Given the recommendations from other answers and the need for a heat resistant glue, capable of holding at least 100°C, spray glues are not suitable, at least the ones I found in the biggest store around here. In general they hold 60-80°C.

Liquid glues (that hold foam and paper extremely well) also are not certified for temperatures above 80°C, usually. At least not the ones available. Furthermore, not all of them are suitable for metallic surfaces.

Silicon glues can hold to 80°C and some even up to 120°C. Among the ones suitable for metals and resistant to both water and UV (and rated for outdoor use) I found the glue "100%" (http://www.pattex.nl/dhz/producten/100-procent.html) suitable up to 110°C. It is not officially suggested for PE, PP and PTFE but since I don't know the composition of the sound absorbing foam, I tried it.

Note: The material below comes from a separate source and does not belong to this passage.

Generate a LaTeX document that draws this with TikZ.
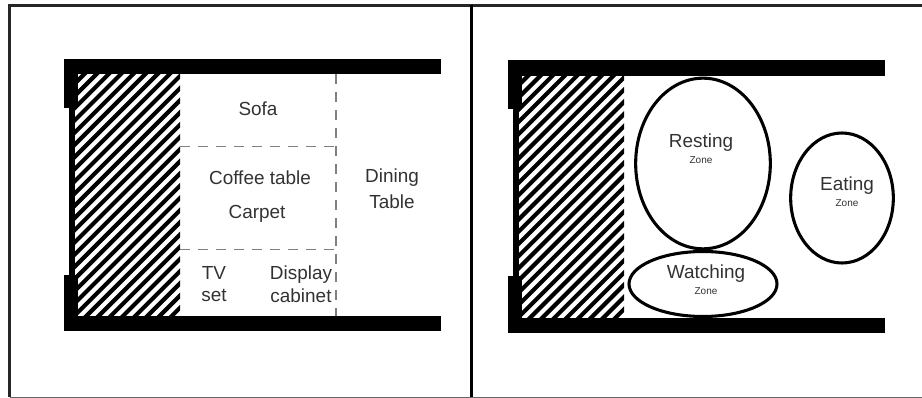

As a matter of fact, it penetrates enough in the foam and bonds so strongly to the bitumen tape (http://www.bostikdhz.nl/uploads/Products/product_9/TI_BitBand_Zelfklevend.pdf) that trying to separate the two materials, after about 18 hours, produces strnog tearing of the foam.

All the considerations about usefulness of the foam to reduce noise from the engine compartment (see comments) and about safety are still valid, but if a glue is needed to fix foam to metal, the silicone one could be a solution.